## RECORDS FOR THIS TASK
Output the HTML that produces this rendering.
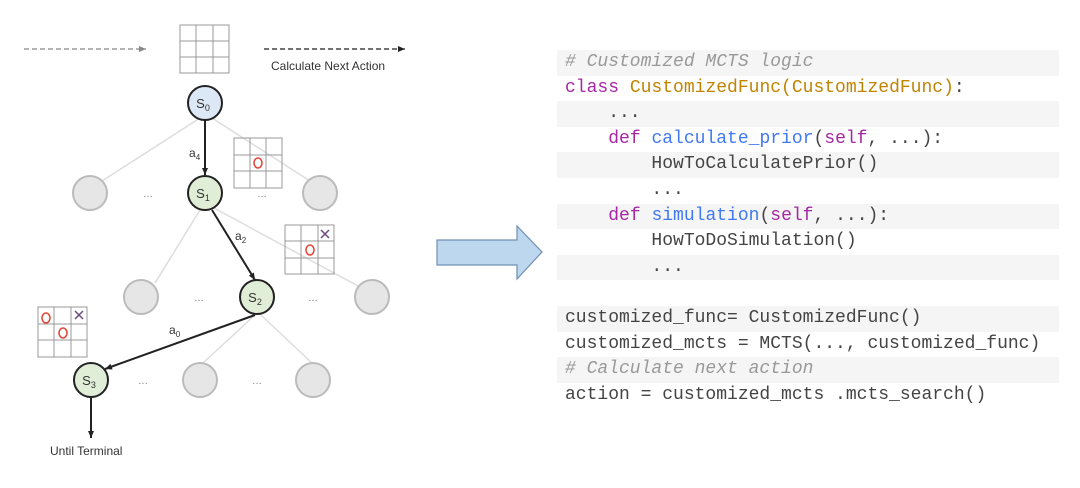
<!DOCTYPE html>
<html><head><meta charset="utf-8"><style>
html,body{margin:0;padding:0;background:#fff;width:1080px;height:488px;overflow:hidden;position:relative}
svg{position:absolute;left:0;top:0}
.code{position:absolute;left:557px;width:502px;font-family:"Liberation Mono",monospace;font-size:18px;color:#444}
.ln{height:25.6px;line-height:25.6px;padding-left:8px;white-space:pre}
.s{background:#f5f5f5}
.c{color:#999;font-style:italic}
.k{color:#a626a4}
.t{color:#c18401}
.f{color:#4078f2}
</style></head><body>
<svg width="1080" height="488" xmlns="http://www.w3.org/2000/svg" font-family="Liberation Sans, sans-serif">
<defs>
<marker id="ab" markerWidth="8" markerHeight="8" refX="7" refY="4" orient="auto" markerUnits="userSpaceOnUse"><path d="M0,1 L7,4 L0,7z" fill="#222"/></marker>
<marker id="ag" markerWidth="8" markerHeight="8" refX="7" refY="4" orient="auto" markerUnits="userSpaceOnUse"><path d="M0,1 L7,4 L0,7z" fill="#888"/></marker>
</defs>
<line x1="24" y1="49" x2="146" y2="49" stroke="#888" stroke-width="1.2" stroke-dasharray="5,3" marker-end="url(#ag)"/>
<line x1="264" y1="49" x2="405" y2="49" stroke="#222" stroke-width="1.2" stroke-dasharray="5,3" marker-end="url(#ab)"/>
<text x="271" y="70" font-size="12" fill="#333">Calculate Next Action</text>
<g stroke="#ddd" stroke-width="1.5">
<line x1="200" y1="118" x2="102" y2="181"/>
<line x1="212" y1="118" x2="310" y2="181"/>
<line x1="200" y1="210" x2="155" y2="283"/>
<line x1="214" y1="208" x2="358" y2="286"/>
<line x1="255" y1="315" x2="203" y2="363"/>
<line x1="261" y1="315" x2="312" y2="363"/>
</g>
<g stroke="#222" stroke-width="2" fill="none">
<line x1="205" y1="120" x2="205" y2="175" marker-end="url(#ab)"/>
<line x1="212" y1="210" x2="255" y2="280" marker-end="url(#ab)"/>
<line x1="255" y1="315" x2="105" y2="369" marker-end="url(#ab)"/>
<line x1="91" y1="397" x2="91" y2="438" marker-end="url(#ab)"/>
</g>
<g fill="#e6e6e6" stroke="#bbb" stroke-width="2">
<circle cx="90" cy="193" r="17"/><circle cx="320" cy="193" r="17"/>
<circle cx="141" cy="297" r="17"/><circle cx="372" cy="297" r="17"/>
<circle cx="200" cy="380" r="17"/><circle cx="313" cy="380" r="17"/>
</g>
<g stroke="#222" stroke-width="2">
<circle cx="205" cy="103" r="17" fill="#dce8f5"/>
<circle cx="205" cy="193" r="17" fill="#e0eed7"/>
<circle cx="257" cy="297" r="17" fill="#e0eed7"/>
<circle cx="91" cy="380" r="17" fill="#e0eed7"/>
</g>
<g font-size="13" fill="#333" text-anchor="middle">
<text x="203" y="108">S<tspan font-size="9" dy="3">0</tspan></text>
<text x="203" y="198">S<tspan font-size="9" dy="3">1</tspan></text>
<text x="255" y="302">S<tspan font-size="9" dy="3">2</tspan></text>
<text x="89" y="385">S<tspan font-size="9" dy="3">3</tspan></text>
</g>
<g font-size="12" fill="#333">
<text x="189" y="157">a<tspan font-size="8" dy="3">4</tspan></text>
<text x="235" y="240">a<tspan font-size="8" dy="3">2</tspan></text>
<text x="169" y="334">a<tspan font-size="8" dy="3">0</tspan></text>
<text x="50" y="455">Until Terminal</text>
</g>
<g font-size="10" fill="#777" text-anchor="middle">
<text x="148" y="197">…</text><text x="262" y="197">…</text>
<text x="199" y="301">…</text><text x="313" y="301">…</text>
<text x="143" y="384">…</text><text x="257" y="384">…</text>
</g>
<g fill="none" stroke="#999" stroke-width="1">
<path d="M180,25h49v48h-49z M196,25v48 M213,25v48 M180,41h49 M180,57h49"/>
<path d="M234,138h48v50h-48z M250,138v50 M266,138v50 M234,155h48 M234,171h48"/>
<path d="M285,225h49v49h-49z M301,225v49 M318,225v49 M285,241h49 M285,258h49"/>
<path d="M38,307h49v50h-49z M54,307v50 M71,307v50 M38,324h49 M38,340h49"/>
</g>
<g fill="none" stroke="#e04a3a" stroke-width="1.6">
<ellipse cx="258" cy="163" rx="4" ry="5"/>
<ellipse cx="310" cy="250" rx="4" ry="5"/>
<ellipse cx="46" cy="318" rx="4" ry="5"/>
<ellipse cx="63" cy="333" rx="4" ry="5"/>
</g>
<g stroke="#6a4a80" stroke-width="1.5">
<path d="M321,230l8,8 M329,230l-8,8"/>
<path d="M75,311l8,8 M83,311l-8,8"/>
</g>
<path d="M437,240h80v-14l25,26l-25,27v-14h-80z" fill="#bdd7ee" stroke="#6f8fb3" stroke-width="1.2"/>
</svg>
<div class="code" style="top:50px">
<div class="ln s c"># Customized MCTS logic</div>
<div class="ln"><span class="k">class</span> <span class="t">CustomizedFunc(CustomizedFunc)</span>:</div>
<div class="ln s">    ...</div>
<div class="ln">    <span class="k">def</span> <span class="f">calculate_prior</span>(<span class="k">self</span>, ...):</div>
<div class="ln s">        HowToCalculatePrior()</div>
<div class="ln">        ...</div>
<div class="ln s">    <span class="k">def</span> <span class="f">simulation</span>(<span class="k">self</span>, ...):</div>
<div class="ln">        HowToDoSimulation()</div>
<div class="ln s">        ...</div>
<div class="ln"> </div>
<div class="ln s">customized_func= CustomizedFunc()</div>
<div class="ln">customized_mcts = MCTS(..., customized_func)</div>
<div class="ln s c"># Calculate next action</div>
<div class="ln">action = customized_mcts .mcts_search()</div>
</div>
</body></html>
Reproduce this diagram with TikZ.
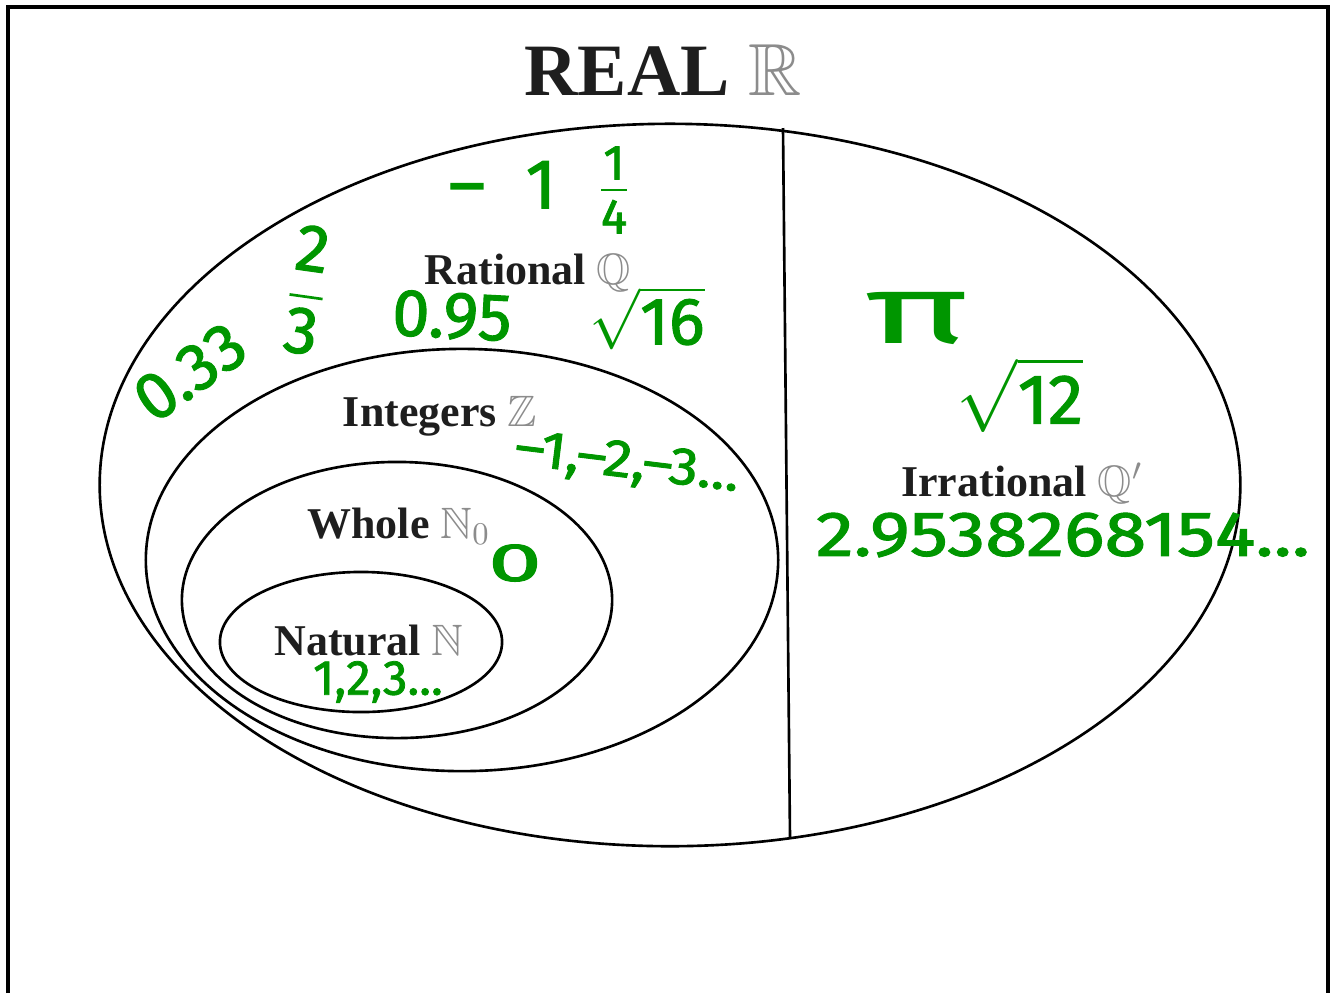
\documentclass[tikz,border=0pt]{standalone}
\usepackage{amsmath,amssymb}
\usepackage{fontspec}
\setmainfont{Liberation Serif}
\newfontfamily\hwfont[FakeBold=1.6]{Fira Sans}
\newfontfamily\hwthin{Fira Sans}
\definecolor{hgreen}{RGB}{0,150,0}
\definecolor{lbl}{RGB}{30,30,30}
\definecolor{sym}{RGB}{140,140,140}
\tikzset{
  setline/.style={draw=black, line width=0.75pt},
  framel/.style={draw=black, line width=0.9pt},
  lab/.style={text=lbl, font=\bfseries\fontsize{12.5}{13}\selectfont, anchor=base, inner sep=0pt},
  hw/.style={text=hgreen, font=\hwfont\fontsize{17}{17}\selectfont, inner sep=0pt},
}
\newcommand{\sy}[1]{\textcolor{sym}{$#1$}}
\begin{document}
\begin{tikzpicture}[x=0.01cm,y=-0.01cm]
\useasboundingbox (0,0) rectangle (1336,993);
% frame
\draw[framel] (8,993) -- (8,7) -- (1328,7) -- (1328,993);
% ellipses
\draw[setline] (670,485) ellipse [x radius=5.70cm, y radius=3.61cm];
\draw[setline] (462,560) ellipse [x radius=3.16cm, y radius=2.11cm];
\draw[setline] (397,600) ellipse [x radius=2.15cm, y radius=1.38cm];
\draw[setline] (361,642) ellipse [x radius=1.41cm, y radius=0.70cm];
% divider
\coordinate (dtop) at (783,128);
\coordinate (dbot) at (790,838);
\draw[setline] (dtop) -- (dbot);
% labels
\node[lab, font=\bfseries\fontsize{21}{22}\selectfont] (real) at (663,95) {REAL \sy{\mathbb{R}}};
\node[lab] (rat) at (528,284) {Rational \sy{\mathbb{Q}}};
\node[lab] (int) at (440,426) {Integers \sy{\mathbb{Z}}};
\node[lab] (who) at (399,538) {Whole \sy{\mathbb{N}_0}};
\node[lab] (nat) at (369,655) {Natural \sy{\mathbb{N}}};
\node[lab] (irr) at (1022,496) {Irrational \sy{\mathbb{Q}'}};
% handwriting
\node[hw, font=\hwfont\fontsize{20}{20}\selectfont] (h1) at (540,190) {$\text{–}\;\;\text{1}\;\;\frac{\text{1}}{\text{4}}$};
\node[hw, font=\hwfont\fontsize{19}{19}\selectfont, rotate=-8] (h2) at (307,290) {$\dfrac{\text{2}}{\text{3}}$};
\node[hw, font=\hwfont\fontsize{19}{19}\selectfont, rotate=35] (h3) at (190,372) {0.33};
\node[hw, font=\hwfont\fontsize{19}{19}\selectfont, rotate=-3] (h4) at (452,316) {0.95};
\node[hw, font=\hwfont\fontsize{19}{19}\selectfont] (h5) at (647,318) {$\sqrt{\text{16}}$};
\node[hw, font=\hwfont\fontsize{15}{15}\selectfont, rotate=-7, xscale=1.1] (h6) at (627,464) {–1,–2,–3...};
\node[hw, xscale=1.6, yscale=0.9] (h7) at (515,563) {0};
\node[hw, font=\hwfont\fontsize{14}{14}\selectfont] (h8) at (378,682) {1,2,3...};
\node[hw, font=\hwthin\fontsize{24}{24}\selectfont, xscale=2.1, yscale=1.15] (h9) at (917,318) {π};
\node[hw, font=\hwfont\fontsize{20}{20}\selectfont] (h10) at (1020,395) {$\sqrt{\text{12}}$};
\node[hw, font=\hwfont\fontsize{18}{18}\selectfont, xscale=1.2] (h11) at (1063,535) {2.9538268154...};
\end{tikzpicture}
\end{document}
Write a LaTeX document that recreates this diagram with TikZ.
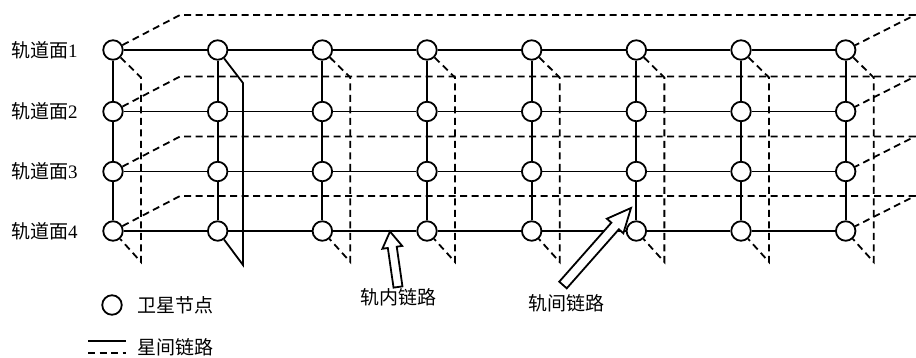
\documentclass[tikz,border=0pt]{standalone}
\usepackage{fontspec}
\setmainfont{Liberation Serif}
\newfontfamily\cjk{Noto Sans CJK SC}
\usetikzlibrary{calc}
\newcommand\hollowArrow[5]{%
  \path ($(#2)!#3!(#1)$) coordinate (hb);
  \draw[harrow] (#2) -- ($(hb)!#4!90:(#2)$) -- ($(hb)!#5!90:(#2)$) -- ($(#1)!#5!90:(hb)$)
    -- ($(#1)!#5!-90:(hb)$) -- ($(hb)!#5!-90:(#2)$) -- ($(hb)!#4!-90:(#2)$) -- cycle;}
\begin{document}
\begin{tikzpicture}[x=1pt,y=-1pt,
  sat/.style={circle,draw,line width=1.8pt,fill=white,minimum size=19.5pt,inner sep=0pt},
  link/.style={line width=1.8pt},
  dlink/.style={line width=1.8pt,dash pattern=on 7pt off 4.5pt},
  lab/.style={font=\fontsize{19}{19}\selectfont,inner sep=0pt},
  harrow/.style={draw,line width=1.8pt,fill=white,line join=miter}]
\useasboundingbox (0,0) rectangle (916,357);
% satellites
\foreach \i in {1,...,8}{
  \foreach \j/\y in {1/50,2/111.5,3/171.5,4/231}{
    \node[sat] (n\j\i) at ({113+104.67*(\i-1)},\y) {};
  }
  \coordinate (t\i) at ({113+104.67*(\i-1)+28},77.5);
  \coordinate (b\i) at ({113+104.67*(\i-1)+28},262);
}
% back planes of orbits (dashed)
\foreach \j/\y in {1/50,2/111.5,3/171.5,4/231}{
  \coordinate (L\j) at (180,\y-35);
  \coordinate (R\j) at (915,\y-35);
  \draw[dlink] (n\j1) -- (L\j) -- (R\j) -- (n\j8);
}
% depth of columns (dashed)
\foreach \i in {1,3,4,5,6,7,8}{
  \draw[dlink] (n1\i) -- (t\i) -- (b\i) -- (n4\i);
}
% solid depth loop of column 2
\coordinate (s1) at (243,83);
\coordinate (s2) at (243,265);
\draw[link,line join=miter] (n12) -- (s1) -- (s2) -- (n42);
% grid links
\foreach \j in {1,...,4}{
  \foreach \i [evaluate=\i as \k using int(\i+1)] in {1,...,7}{
    \draw[link] (n\j\i) -- (n\j\k);
  }
}
\foreach \i in {1,...,8}{
  \foreach \j [evaluate=\j as \k using int(\j+1)] in {1,2,3}{
    \draw[link] (n\j\i) -- (n\k\i);
  }
}
% orbit labels
\node[lab,anchor=west] (o1) at (11,50) {{\cjk 轨道面}1};
\node[lab,anchor=west] (o2) at (11,111.5) {{\cjk 轨道面}2};
\node[lab,anchor=west] (o3) at (11,171.5) {{\cjk 轨道面}3};
\node[lab,anchor=west] (o4) at (11,231) {{\cjk 轨道面}4};
% arrows
\coordinate (a1tail) at (398,287);
\coordinate (a1tip) at (390,231.5);
\hollowArrow{a1tail}{a1tip}{16pt}{10pt}{4.5pt}
\coordinate (a2tail) at (563,285);
\coordinate (a2tip) at (631,208);
\hollowArrow{a2tail}{a2tip}{24pt}{11pt}{5pt}
\node[lab] (intra) at (398,297) {\cjk 轨内链路};
\node[lab] (inter) at (566,303) {\cjk 轨间链路};
% legend
\node[sat] (leg) at (112,305) {};
\node[lab,anchor=west] (legt1) at (137,305) {\cjk 卫星节点};
\coordinate (ls1) at (88,341);
\coordinate (ls2) at (126,341);
\coordinate (ld1) at (88,353);
\coordinate (ld2) at (126,353);
\draw[link] (ls1) -- (ls2);
\draw[dlink] (ld1) -- (ld2);
\node[lab,anchor=west] (legt2) at (137,347) {\cjk 星间链路};
\end{tikzpicture}
\end{document}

## WHAT THE TASK ASKS
Gather from the entries above all lines that include the string "with".

## WORKED SOLUTION
Reproduce this diagram with TikZ.
Write a LaTeX document that recreates this diagram with TikZ.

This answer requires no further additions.